La verdad y otras mentiras | 09 OCT 14

El culto a la mediocridad

Acerca del miedo al crecimento ajeno
Autor/a: Daniel Flichtentrei 

"En el país de los ciegos el tuerto es el rey", Erasmo de Rotterdam

Supongo que ocurrirá en muchos ambientes, pero mi mundo es muy pequeño y se reduce a la medicina. A los pasillos de los hospitales, a las salas de internación, a los congresos, a la educación de postgrado. A través de los años he conocido a cientos de jóvenes entusiastas y apasionados que ponen su esfuerzo al servicio de la superación profesional. Llegan a las aulas mal dormidos, agotados, con la ropa arrugada e intoxicados de café. Hacen sus residencias con regímenes de trabajo que muchas veces se acercan a la esclavitud. Antes de que la clase comience envían mensajes a sus familias, preguntan si sus hijos comieron, si se bañaron, si hicieron los deberes de la escuela. Pagan matrículas que exceden sus posibilidades sacrificando el cine, una cena con su pareja o un regalo para los chicos. Se quedan dormidos en todas partes: en el colectivo, en el tren, en el baño. Quieren aprender, estudian, asisten durante largos años al hospital sin cobrar un sueldo, hacen guardias y guardias y más guardias para sobrevivir sin permitir que sus mejores sueños claudiquen.

Casa tomada

Pero también hay otra gente. Son seres sombríos e irrelevantes. Cultivan el secreto, el murmullo y la penumbra. Tienen un poder minúsculo -sin méritos ni calificaciones-  al que se aferran como animales aterrorizados. Temen perder lo que nunca han tenido. Están muertos de miedo. Son unos pobres tipos.

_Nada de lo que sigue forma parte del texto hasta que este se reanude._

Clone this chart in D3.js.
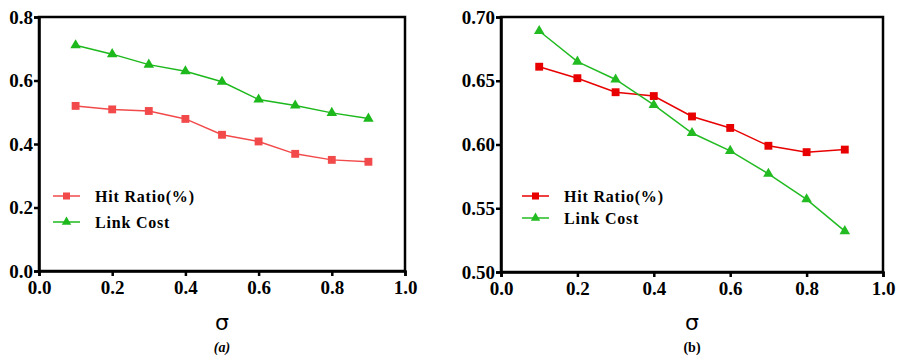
<!DOCTYPE html>
<html>
<head>
<meta charset="utf-8">
<script src="https://cdn.jsdelivr.net/npm/d3@7"></script>
<style>
  body { margin: 0; background: #fff; }
</style>
</head>
<body>
<div id="chart"></div>
<script>
const serif = '"Liberation Serif", "Times New Roman", serif';
const sigma = [0.1, 0.2, 0.3, 0.4, 0.5, 0.6, 0.7, 0.8, 0.9];
const hitRatioA = [0.52, 0.509, 0.504, 0.479, 0.429, 0.408, 0.369, 0.350, 0.344];
const linkCostA = [0.711, 0.683, 0.650, 0.629, 0.596, 0.540, 0.521, 0.498, 0.480];
const hitRatioB = [0.661, 0.652, 0.641, 0.638, 0.622, 0.613, 0.599, 0.594, 0.596];
const linkCostB = [0.689, 0.665, 0.651, 0.631, 0.609, 0.595, 0.577, 0.557, 0.532];
const xTicks = [0, 0.2, 0.4, 0.6, 0.8, 1.0];
const yTicksA = [0, 0.2, 0.4, 0.6, 0.8];
const yTicksB = [0.50, 0.55, 0.60, 0.65, 0.70];

const svg = d3.select('#chart').append('svg').attr('width', 899).attr('height', 360);

function drawPanel(p) {
  const x = d3.scaleLinear().domain([0, 1]).range([p.left, p.right]);
  const y = d3.scaleLinear().domain(p.yDomain).range([p.bottom, p.top]);
  const g = svg.append('g');

  // frame
  g.append('rect')
    .attr('x', p.left).attr('y', p.top)
    .attr('width', p.right - p.left).attr('height', p.bottom - p.top)
    .attr('fill', 'none').attr('stroke', '#000').attr('stroke-width', 2.5);

  const xAxis = g.append('g')
    .attr('transform', `translate(0,${p.bottom})`)
    .call(d3.axisBottom(x).tickValues(xTicks).tickFormat(d3.format('.1f')).tickSizeOuter(0).tickSize(5).tickPadding(5));
  const yAxis = g.append('g')
    .attr('transform', `translate(${p.left},0)`)
    .call(d3.axisLeft(y).tickValues(p.yTicks).tickFormat(d3.format(p.yFmt)).tickSizeOuter(0).tickSize(5).tickPadding(1));
  [xAxis, yAxis].forEach(a => {
    a.attr('font-family', null).attr('font-size', null);
    a.select('.domain').attr('stroke-width', 2.5);
    a.selectAll('.tick line').attr('stroke-width', 2.5);
    a.selectAll('text')
      .style('font-family', serif)
      .style('font-weight', 'bold')
      .style('font-size', '19px')
      .attr('fill', '#000');
  });

  const line = d3.line().x((d, i) => x(sigma[i])).y(d => y(d));
  const series = [
    { vals: p.hit, color: p.red, sym: d3.symbolSquare, size: 62, label: 'Hit Ratio(%)' },
    { vals: p.link, color: p.green, sym: d3.symbolTriangle, size: 48, label: 'Link Cost' }
  ];
  series.forEach(s => {
    g.append('path').datum(s.vals)
      .attr('d', line).attr('fill', 'none')
      .attr('stroke', s.color).attr('stroke-width', 1.5);
    g.selectAll(null).data(s.vals).enter().append('path')
      .attr('d', d3.symbol().type(s.sym).size(s.size))
      .attr('transform', (d, i) => `translate(${x(sigma[i])},${y(d)})`)
      .attr('fill', s.color);
  });

  // legend
  series.forEach((s, i) => {
    const ly = p.legY + i * p.legGap;
    g.append('line')
      .attr('x1', p.legX).attr('x2', p.legX + 27)
      .attr('y1', ly).attr('y2', ly)
      .attr('stroke', s.color).attr('stroke-width', 1.5);
    g.append('path')
      .attr('d', d3.symbol().type(s.sym).size(s.size * 0.8))
      .attr('transform', `translate(${p.legX + 13.5},${ly})`)
      .attr('fill', s.color);
    g.append('text')
      .attr('x', p.legTextX).attr('y', ly + 5.5)
      .style('font-family', serif)
      .style('font-weight', 'bold').style('font-size', '16px')
      .style('letter-spacing', '0.8px')
      .text(s.label);
  });

  // axis title and caption
  g.append('text')
    .attr('x', (p.left + p.right) / 2).attr('y', 330)
    .attr('text-anchor', 'middle')
    .style('font-family', '"DejaVu Sans", sans-serif')
    .style('font-size', '22px')
    .text('σ');
  g.append('text')
    .attr('x', (p.left + p.right) / 2).attr('y', 352)
    .attr('text-anchor', 'middle')
    .style('font-family', serif)
    .style('font-size', '14px')
    .style('font-weight', 'bold')
    .style('font-style', p.capItalic ? 'italic' : 'normal')
    .text(p.caption);
}

drawPanel({
  left: 39, right: 405, top: 17, bottom: 271,
  yDomain: [0, 0.8], yTicks: yTicksA, yFmt: '.1f',
  hit: hitRatioA, link: linkCostA,
  red: '#f24a4a', green: '#1cb81c',
  legX: 53, legTextX: 95, legY: 196, legGap: 26,
  caption: '(a)', capItalic: true
});

drawPanel({
  left: 501, right: 883, top: 17, bottom: 272,
  yDomain: [0.5, 0.7], yTicks: yTicksB, yFmt: '.2f',
  hit: hitRatioB, link: linkCostB,
  red: '#e80000', green: '#22bb22',
  legX: 522, legTextX: 564, legY: 196, legGap: 22,
  caption: '(b)', capItalic: false
});
</script>
</body>
</html>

Conocen el esfuerzo y los logros de los demás, pero jamás los mencionan. Nunca estimulan el crecimiento ni reconocen el esfuerzo ajeno. Dicen que enseñan, pero esconden lo que saben. Imponen fronteras imaginarias. Cultivan la diferencia y la distancia. Un maestro desea ser superado por su discípulo, pero a ellos eso los llena de terror. Necesitan que lo que los separa de los que vienen atrás sea un muro infranqueable. Construyen obstáculos en lugar de derribarlos.

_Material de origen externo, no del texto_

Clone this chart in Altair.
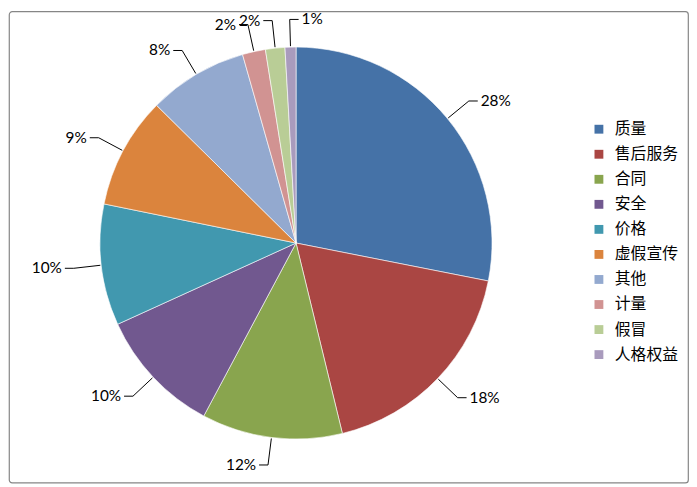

En las pocas ocasiones en las que aparece una oportunidad: una beca, un cargo, un espacio para crecer, lo guardan celosamente. Eligen a quien pueden controlar sin que los amenace. Recompensan a sus vasallos, a los pusilánimes. Quieren subordinados, no discípulos. Son burócratas del conocimiento. Les abren la puerta de sus propias cuevas porque saben que, con ellos, no tienen nada que temer. Desalientan a los que se esfuerzan, a los que se capacitan a costa de sus propias vidas personales. No premian el mérito sino la sumisión.